Counter Culture


First Person

A_small_cup_of_coffee“I would have said, You’re getting there. Now that you said, ‘You nailed it,’ we can never go to the Bluebird again.”

“I was trying to give him a little encouragement,” Clancy said.

“Well, you fucked us.”

The first restaurant we liked in Iowa City was the Bluebird. It’s also the only decent cappuccino in town. We’d go every morning, order our fried eggs, and get three cappuccinos each. The waitresses had to make the cappuccinos themselves. We ordered so many that some of them began to dislike us. One in particular, whom we called Lower East Side. But all of them tried to get away before we had a chance to say, Could we get another.

All, that is, except for a Swingers-looking guy, slightly pudgy, whom we were convinced was gay until Clancy complimented his signet ring.

He said, “My wife gave me that. We have the sealing wax, too.”

We bought a Nespresso machine, and so we stopped going to the Bluebird. Also Lower East Side was starting to make us feel uncomfortable, even unwelcome. Months went by.

Last Sunday, because we ran out of milk for our machine, we said, “Let’s go to the Bluebird.”

It was packed. We sat at the counter. Clancy got a cappuccino and I got coffee. He took a sip of his drink and said, “Blech.”

I tried it. “That’s terrible. It tastes like burned plastic.”

Clancy ordered a cup of drip coffee and pushed the cappuccino away. When the drip came, he poured some of the cappuccino in optimistically.

He took a sip. “Blech. I think that’s worse.”

I tried it. “It tastes like burned plastic. Get a new one.”

Clancy looked at Lower East Side and shook his head. While her back was turned he asked a different waitress.

At the end of the meal, Lower East Side looked at all our cups. “What’s going on here?” she said accusingly.

I said, “It tastes like burned plastic.”

Clancy said, “I think something’s up with the cappuccino.”

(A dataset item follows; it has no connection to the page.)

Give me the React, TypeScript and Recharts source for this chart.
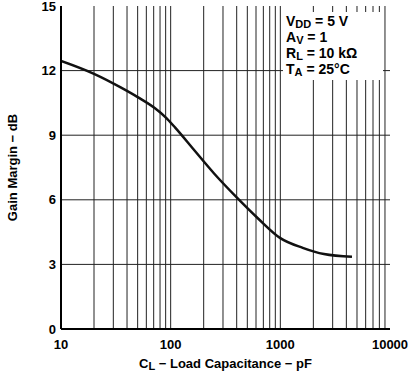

“It tastes like burned plastic,” I said.

She said, “Do you want me to take it off your bill?” For the first time since we’d known her, she seemed happy. She even seemed to like us. It was mysterious.

On Monday, perversely, we went back to the Bluebird. We sat side-by-side in a booth. We both ordered drip coffee. Lower East Side was in a great mood. When we’d finished our oatmeal, Swingers came to our table.

“So you two aren’t doing the cappuccino?”

“No, just coffee.”

Something was wrong. We didn’t know what. Swingers left the table and returned with two cups of espresso.

“We used LaVazza for years,” he said, “but we roast our coffee, so I thought, Why not roast our own espresso? Give it a try.”

We took sips.

“It’s got a woody taste?” I said.

“A woody taste?” He didn’t conceal his annoyance.

“It’s kind of one-dimensional,” Clancy said, very apologetically.

Swingers walked away. When we got outside I said, “It tasted like he strained a bale of hay.”

“What’s wrong with LaVazza?” Clancy said.

“It must be cheaper.”

The next day, we went to the Bluebird again. Lower East Side said brightly, “Two coffees?” We checked the room for Swingers and then nodded.

When we were done with our oatmeal, Swingers sneaked up from behind and dropped a cappuccino in front of us.

“This is my fourth batch,” he said. “Let me know what you really think.”

After Swingers left the table, Clancy took three big gulps, and I said, “Thank you. You’re a good husband.”